Let's face it. In reality everything a President does is theater. Recently Barack Obama went around the office taking orders for take-out, then drove to the Five Guys hamburger shop to buy lunch for everyone, which he brought back in a couple grocery bags. Pretty normal stuff in the early 21st Century, except:
- Barack Obama is President of the United States.
- His office is the West Wing of the White House.
- He didn't drive himself to the hamburger place.
- His car had red and blue lights flashing throughout the trip.
- There were 2 other cars driving with him (one in front and another behind) filled with Secret Service agents.
- We know about this trip because it was all recorded by the cameras of the NBC Television Network.
You can truly say that there was nothing normal, typical or average about the entire event. President Obama was only acting like a normal boss in a typical office on an average work day doing a normal thing.
But - and this is important - this bit of theater was chosen and performed specifically to portray a normal scene.
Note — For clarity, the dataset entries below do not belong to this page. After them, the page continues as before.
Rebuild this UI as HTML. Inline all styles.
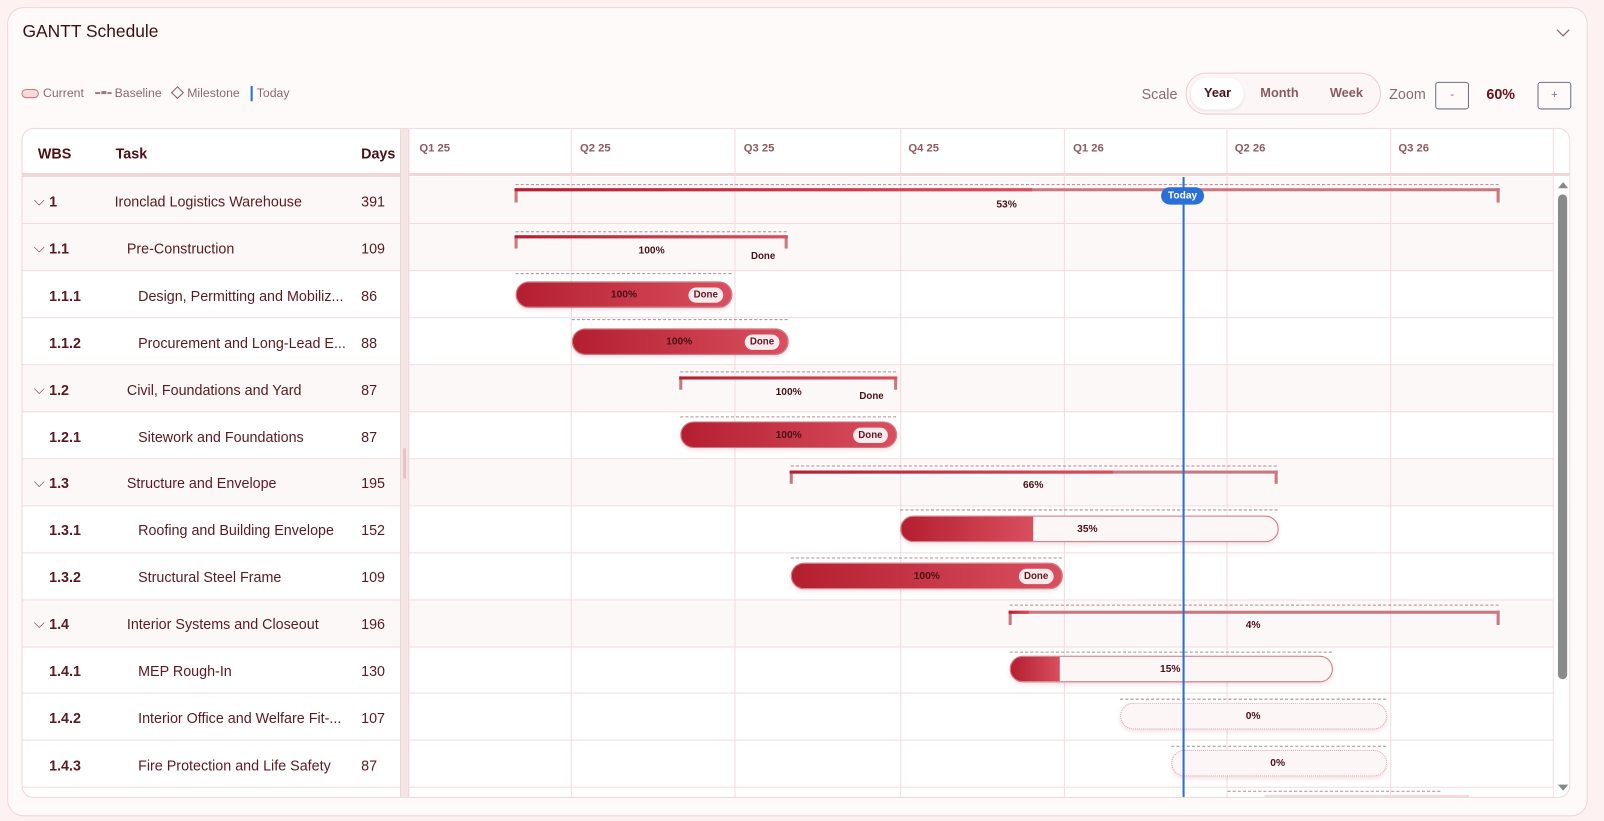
<!DOCTYPE html>
<html><head><meta charset="utf-8"><style>
*{box-sizing:border-box;margin:0;padding:0}
html,body{width:1604px;height:821px;overflow:hidden;background:#fdf1f1}
#w{width:1568px;height:803px;position:relative;transform:scale(1.02296);transform-origin:0 0;font-family:"Liberation Sans",sans-serif;color:#5a1a22}
.a{position:absolute}
.card{left:7px;top:7px;width:1545px;height:791px;background:#fffafa;border:1px solid #efd6d8;border-radius:16px}
.panel{left:21px;top:125px;width:1514px;height:655px;background:#fff;border:1px solid #efd6d8;border-radius:12px;overflow:hidden}
.t{font-size:14px;white-space:nowrap}
.row{position:absolute;left:0;width:1514px;height:46px;border-bottom:1px solid #f1dcde}
.sum{background:#fdf8f8}
.vl{position:absolute;top:0;width:1px;height:655px;background:#f1dcde}
.q{position:absolute;top:13px;font-size:11px;color:#8a5a60;font-weight:bold}
.br{position:absolute;height:10px;border-left:3px solid #c97880;border-right:3px solid #c97880;border-top:3px solid #c97880}
.dash{position:absolute;border-top:1px dashed #b08a90;height:0}
.pill{position:absolute;height:26px;border-radius:13px;border:1px solid #c97880;background:#fdf6f6;overflow:hidden;box-shadow:0 2px 4px rgba(180,40,60,.15)}
.fill{position:absolute;left:0;top:0;bottom:0;background:linear-gradient(90deg,#b41f30,#d94f5f)}
.lbl{position:absolute;font-size:10px;font-weight:bold;color:#4a1018;transform:translateX(-50%)}
.done{position:absolute;font-size:9.5px;background:#fbe9eb;color:#5a1a22;border-radius:8px;padding:2px 5px;font-weight:bold}
.prog{position:absolute;top:-3px;left:-3px;height:3px;background:linear-gradient(90deg,#b41f30,#d94f5f)}
</style></head><body><div id="w">
<div class="a card"></div>
<div class="a t" style="left:22px;top:21px;font-size:17px;color:#3a1015">GANTT Schedule</div>
<svg class="a" style="left:1520px;top:26px" width="16" height="12"><path d="M2 3 L8 9 L14 3" fill="none" stroke="#8a6a70" stroke-width="1.3"/></svg>
<div class="a" style="left:21px;top:87px;width:17px;height:9px;border:1px solid #c97880;border-radius:5px;background:#f6d9dc"></div>
<div class="a t" style="left:42px;top:84px;font-size:12px;color:#8a6a70">Current</div>
<div class="a" style="left:93px;top:90px;width:5px;height:2px;background:#a07a80"></div>
<div class="a" style="left:99px;top:89px;width:5px;height:3px;background:#a07a80"></div>
<div class="a" style="left:105px;top:90px;width:4px;height:2px;background:#a07a80"></div>
<div class="a t" style="left:112px;top:84px;font-size:12px;color:#8a6a70">Baseline</div>
<div class="a" style="left:169px;top:86px;width:9px;height:9px;border:1px solid #8a5a60;transform:rotate(45deg)"></div>
<div class="a t" style="left:183px;top:84px;font-size:12px;color:#8a6a70">Milestone</div>
<div class="a" style="left:245px;top:84px;width:1.5px;height:15px;background:#2a6fd6"></div>
<div class="a t" style="left:251px;top:84px;font-size:12px;color:#8a6a70">Today</div>

<div class="a t" style="left:1116px;top:84px;font-size:14px;color:#8a6a70">Scale</div>
<div class="a" style="left:1159px;top:71px;width:191px;height:41px;border:1px solid #ecccd0;border-radius:20px;background:#fdf6f6"></div>
<div class="a" style="left:1164px;top:76px;width:52px;height:31px;border-radius:16px;background:#fff;box-shadow:0 1px 3px rgba(0,0,0,.1)"></div>
<div class="a t" style="left:1177px;top:84px;font-size:12.5px;font-weight:bold;color:#4a1018">Year</div>
<div class="a t" style="left:1232px;top:84px;font-size:12.5px;font-weight:bold;color:#8a5a60">Month</div>
<div class="a t" style="left:1300px;top:84px;font-size:12.5px;font-weight:bold;color:#8a5a60">Week</div>
<div class="a t" style="left:1358px;top:84px;font-size:14px;color:#8a6a70">Zoom</div>
<div class="a" style="left:1403px;top:80px;width:33px;height:27px;border:1px solid #6a7080;border-radius:3px;font-size:11px;text-align:center;line-height:24px;color:#6a7080">-</div>
<div class="a t" style="left:1453px;top:84px;font-size:14px;font-weight:bold;color:#6a1018">60%</div>
<div class="a" style="left:1503px;top:80px;width:33px;height:27px;border:1px solid #6a7080;border-radius:3px;font-size:11px;text-align:center;line-height:24px;color:#6a7080">+</div>

<div class="a panel">
 <div class="row sum" style="top:47px"></div>
 <div class="row sum" style="top:93px"></div>
 <div class="row" style="top:139px"></div>
 <div class="row" style="top:185px"></div>
 <div class="row sum" style="top:231px"></div>
 <div class="row" style="top:277px"></div>
 <div class="row sum" style="top:323px"></div>
 <div class="row" style="top:369px"></div>
 <div class="row" style="top:415px"></div>
 <div class="row sum" style="top:461px"></div>
 <div class="row" style="top:506px"></div>
 <div class="row" style="top:552px"></div>
 <div class="row" style="top:598px"></div>
 <div class="row" style="top:644px"></div>
 <div class="a" style="left:0;top:0;width:1514px;height:46px;background:#fff;border-bottom:3px solid #efd6d8"></div>
 <div class="a" style="left:0;top:46px;width:369px;height:1px;background:#efd6d8"></div>
 <div class="a" style="left:369px;top:0;width:9px;height:655px;background:#f6e3e4;border-left:1px solid #efd6d8;border-right:1px solid #efd6d8"></div>
 <div class="a" style="left:372px;top:312px;width:3px;height:30px;background:#e4c4c8;border-radius:2px"></div>
 <div class="vl" style="left:536px"></div><div class="vl" style="left:696px"></div><div class="vl" style="left:858px"></div>
 <div class="vl" style="left:1018px"></div><div class="vl" style="left:1177px"></div><div class="vl" style="left:1337px"></div><div class="vl" style="left:1496px"></div>
 <div class="q" style="left:388px">Q1 25</div><div class="q" style="left:545px">Q2 25</div><div class="q" style="left:705px">Q3 25</div>
 <div class="q" style="left:866px">Q4 25</div><div class="q" style="left:1027px">Q1 26</div><div class="q" style="left:1185px">Q2 26</div><div class="q" style="left:1345px">Q3 26</div>
 <div class="a t" style="left:15px;top:16px;font-weight:bold;color:#4a1018">WBS</div>
 <div class="a t" style="left:91px;top:16px;font-weight:bold;color:#4a1018">Task</div>
 <div class="a t" style="left:331px;top:16px;font-weight:bold;color:#4a1018">Days</div>
 <div class="a" style="left:1497px;top:47px;width:17px;height:608px;background:#fff"></div>
 <div class="a" style="left:1501px;top:52px;width:0;height:0;border-left:5px solid transparent;border-right:5px solid transparent;border-bottom:6px solid #888"></div>
 <div class="a" style="left:1501px;top:64px;width:9px;height:474px;background:#8a8a8a;border-radius:5px"></div>
 <div class="a" style="left:1501px;top:641px;width:0;height:0;border-left:5px solid transparent;border-right:5px solid transparent;border-top:6px solid #888"></div>
</div>

<div class="a t" style="left:33px;top:188px;color:#6a3a40">⌵</div>
<div class="a t" style="left:48px;top:189px;font-weight:bold">1</div><div class="a t" style="left:112px;top:189px">Ironclad Logistics Warehouse</div><div class="a t" style="left:353px;top:189px">391</div>
<div class="a t" style="left:33px;top:234px;color:#6a3a40">⌵</div>
<div class="a t" style="left:48px;top:235px;font-weight:bold">1.1</div><div class="a t" style="left:124px;top:235px">Pre-Construction</div><div class="a t" style="left:353px;top:235px">109</div>
<div class="a t" style="left:48px;top:281px;font-weight:bold">1.1.1</div><div class="a t" style="left:135px;top:281px">Design, Permitting and Mobiliz...</div><div class="a t" style="left:353px;top:281px">86</div>
<div class="a t" style="left:48px;top:327px;font-weight:bold">1.1.2</div><div class="a t" style="left:135px;top:327px">Procurement and Long-Lead E...</div><div class="a t" style="left:353px;top:327px">88</div>
<div class="a t" style="left:33px;top:372px;color:#6a3a40">⌵</div>
<div class="a t" style="left:48px;top:373px;font-weight:bold">1.2</div><div class="a t" style="left:124px;top:373px">Civil, Foundations and Yard</div><div class="a t" style="left:353px;top:373px">87</div>
<div class="a t" style="left:48px;top:419px;font-weight:bold">1.2.1</div><div class="a t" style="left:135px;top:419px">Sitework and Foundations</div><div class="a t" style="left:353px;top:419px">87</div>
<div class="a t" style="left:33px;top:463px;color:#6a3a40">⌵</div>
<div class="a t" style="left:48px;top:464px;font-weight:bold">1.3</div><div class="a t" style="left:124px;top:464px">Structure and Envelope</div><div class="a t" style="left:353px;top:464px">195</div>
<div class="a t" style="left:48px;top:510px;font-weight:bold">1.3.1</div><div class="a t" style="left:135px;top:510px">Roofing and Building Envelope</div><div class="a t" style="left:353px;top:510px">152</div>
<div class="a t" style="left:48px;top:556px;font-weight:bold">1.3.2</div><div class="a t" style="left:135px;top:556px">Structural Steel Frame</div><div class="a t" style="left:353px;top:556px">109</div>
<div class="a t" style="left:33px;top:601px;color:#6a3a40">⌵</div>
<div class="a t" style="left:48px;top:602px;font-weight:bold">1.4</div><div class="a t" style="left:124px;top:602px">Interior Systems and Closeout</div><div class="a t" style="left:353px;top:602px">196</div>
<div class="a t" style="left:48px;top:648px;font-weight:bold">1.4.1</div><div class="a t" style="left:135px;top:648px">MEP Rough-In</div><div class="a t" style="left:353px;top:648px">130</div>
<div class="a t" style="left:48px;top:694px;font-weight:bold">1.4.2</div><div class="a t" style="left:135px;top:694px">Interior Office and Welfare Fit-...</div><div class="a t" style="left:353px;top:694px">107</div>
<div class="a t" style="left:48px;top:740px;font-weight:bold">1.4.3</div><div class="a t" style="left:135px;top:740px">Fire Protection and Life Safety</div><div class="a t" style="left:353px;top:740px">87</div>

<div class="dash" style="left:504px;top:180px;width:961px"></div>
<div class="br" style="left:503px;top:184px;width:963px;height:14px"><div class="prog" style="width:506px"></div></div>
<div class="lbl" style="left:984px;top:195px">53%</div>

<div class="dash" style="left:504px;top:226px;width:265px"></div>
<div class="br" style="left:503px;top:230px;width:267px;height:13px"><div class="prog" style="width:267px"></div></div>
<div class="lbl" style="left:637px;top:240px">100%</div><div class="lbl" style="left:746px;top:245px;font-size:9.5px">Done</div>

<div class="dash" style="left:504px;top:267px;width:211px"></div>
<div class="pill" style="left:504px;top:275px;width:212px"><div class="fill" style="width:100%"></div></div>
<div class="lbl" style="left:610px;top:283px">100%</div><div class="done" style="left:673px;top:281px">Done</div>

<div class="dash" style="left:559px;top:312px;width:211px"></div>
<div class="pill" style="left:559px;top:321px;width:212px"><div class="fill" style="width:100%"></div></div>
<div class="lbl" style="left:664px;top:329px">100%</div><div class="done" style="left:728px;top:327px">Done</div>

<div class="dash" style="left:665px;top:363px;width:211px"></div>
<div class="br" style="left:664px;top:368px;width:213px;height:13px"><div class="prog" style="width:213px"></div></div>
<div class="lbl" style="left:771px;top:378px">100%</div><div class="lbl" style="left:852px;top:382px;font-size:9.5px">Done</div>

<div class="dash" style="left:665px;top:407px;width:211px"></div>
<div class="pill" style="left:665px;top:412px;width:212px"><div class="fill" style="width:100%"></div></div>
<div class="lbl" style="left:771px;top:420px">100%</div><div class="done" style="left:834px;top:418px">Done</div>

<div class="dash" style="left:773px;top:455px;width:475px"></div>
<div class="br" style="left:772px;top:460px;width:477px;height:13px"><div class="prog" style="width:316px"></div></div>
<div class="lbl" style="left:1010px;top:469px">66%</div>

<div class="dash" style="left:880px;top:498px;width:369px"></div>
<div class="pill" style="left:880px;top:504px;width:370px"><div class="fill" style="width:129px"></div></div>
<div class="lbl" style="left:1063px;top:512px">35%</div>

<div class="dash" style="left:773px;top:545px;width:265px"></div>
<div class="pill" style="left:773px;top:550px;width:266px"><div class="fill" style="width:100%"></div></div>
<div class="lbl" style="left:906px;top:558px">100%</div><div class="done" style="left:996px;top:556px">Done</div>

<div class="dash" style="left:987px;top:591px;width:478px"></div>
<div class="br" style="left:986px;top:597px;width:480px;height:14px"><div class="prog" style="width:20px"></div></div>
<div class="lbl" style="left:1225px;top:606px">4%</div>

<div class="dash" style="left:987px;top:637px;width:315px"></div>
<div class="pill" style="left:987px;top:641px;width:316px"><div class="fill" style="width:48px"></div></div>
<div class="lbl" style="left:1144px;top:649px">15%</div>

<div class="dash" style="left:1095px;top:683px;width:260px"></div>
<div class="pill" style="left:1095px;top:687px;width:261px;border:1px dotted #d8a0a8"></div>
<div class="lbl" style="left:1225px;top:695px">0%</div>

<div class="dash" style="left:1145px;top:729px;width:210px"></div>
<div class="pill" style="left:1145px;top:733px;width:211px;border:1px dotted #d8a0a8"></div>
<div class="lbl" style="left:1249px;top:741px">0%</div>

<div class="dash" style="left:1200px;top:773px;width:208px"></div>
<div class="a" style="left:1236px;top:777px;width:200px;height:3px;background:#f3dadd"></div>

<div class="a" style="left:1156px;top:173px;width:2px;height:606px;background:#2a6fd6"></div>
<div class="a" style="left:1135px;top:183px;width:42px;height:17px;border-radius:9px;background:#2a6fd6;color:#fff;font-size:10px;font-weight:bold;text-align:center;line-height:17px">Today</div>
</div></body></html>
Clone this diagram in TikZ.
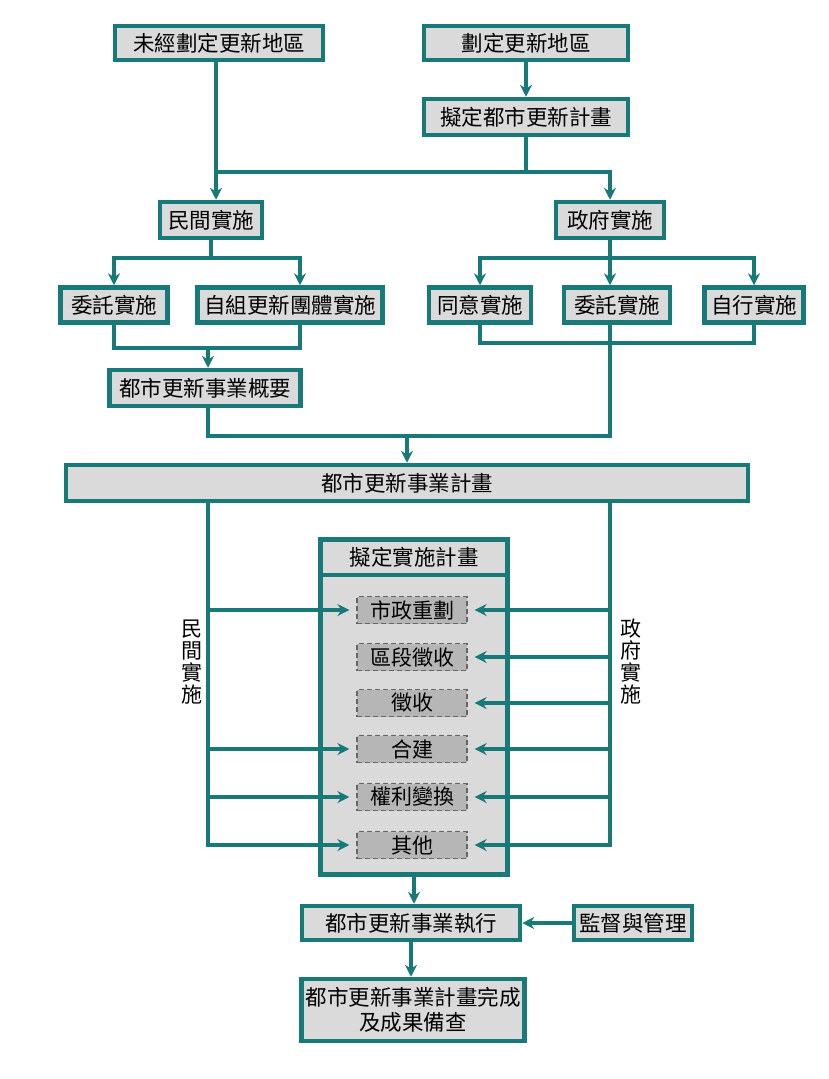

The play is a work of imagination, a bit of gaming, but the decisions about what to portray and how to portray it are aspects of reality. President Obama was deliberately acting like a normal boss in a typical office on an average work day doing a normal thing. Barack Obama chose to portray a typical office vignette and to place himself in the lead role.
Theater is real, even though what it portrays is imaginary. Good theater communicates opinions and insights about the reality which currently exists and helps to create a reality which is as yet imagined. Obama's lunchtime theater identifies the mundane take-out run as being significant to the self-identity of the United States. The President elevated the commonplace to be a symbol of an ideal of interpersonal relations toward which we ought to strive and, by casting himself in the lead role, claimed leadership in pursuing this specific ideal.
Should all of us place ourselves into roles in this same theater, the play becomes reality. That's the game.
Compare the Presidential theater of 2 other Presidents: Richard Nixon and George Washington. Nixon chose a theater of personal distinction, power, and status. It is almost inconceivable that President Nixon would have taken lunch orders from his staff, let alone go himself for take-out. He emphasized the pomp which distinguishes and distances the President from the populace. The distancing is real enough; the theater lies in whether the distance is displayed or hidden. Nixon, however, was not able to carry it off. He did not look the part (he was about as unregal as they come), he was not fully committed to the role he tried to play, and the play itself ran counter to the mood of the nation.
Washington was prosperous, married into money, was accomplished as General and adulated as a hero of the revolution, and is reputed to have had a personal presence which set him apart from the crowd wherever he went. When he became the first President under the Constitution, Washington deliberately chose to play a man of the people and to eschew the ceremony that could have made the Presidency into a mirror of European royalty. Washington's theater helped to shape the reality of the Presidency and to make possible Obama's theater of the normal.
"All the world's a stage," says Shakespeare's Jacques, "And all the men and women merely players; They have their exits and their entrances, And one man in his time plays many parts," and nowhere is this more true than in the theater of the President of the United States. But perhaps Jacques misspeaks to say we are "merely" players, for in the actual reality game theatrical imagination is the parent of the next reality -- and every play is a move in the game.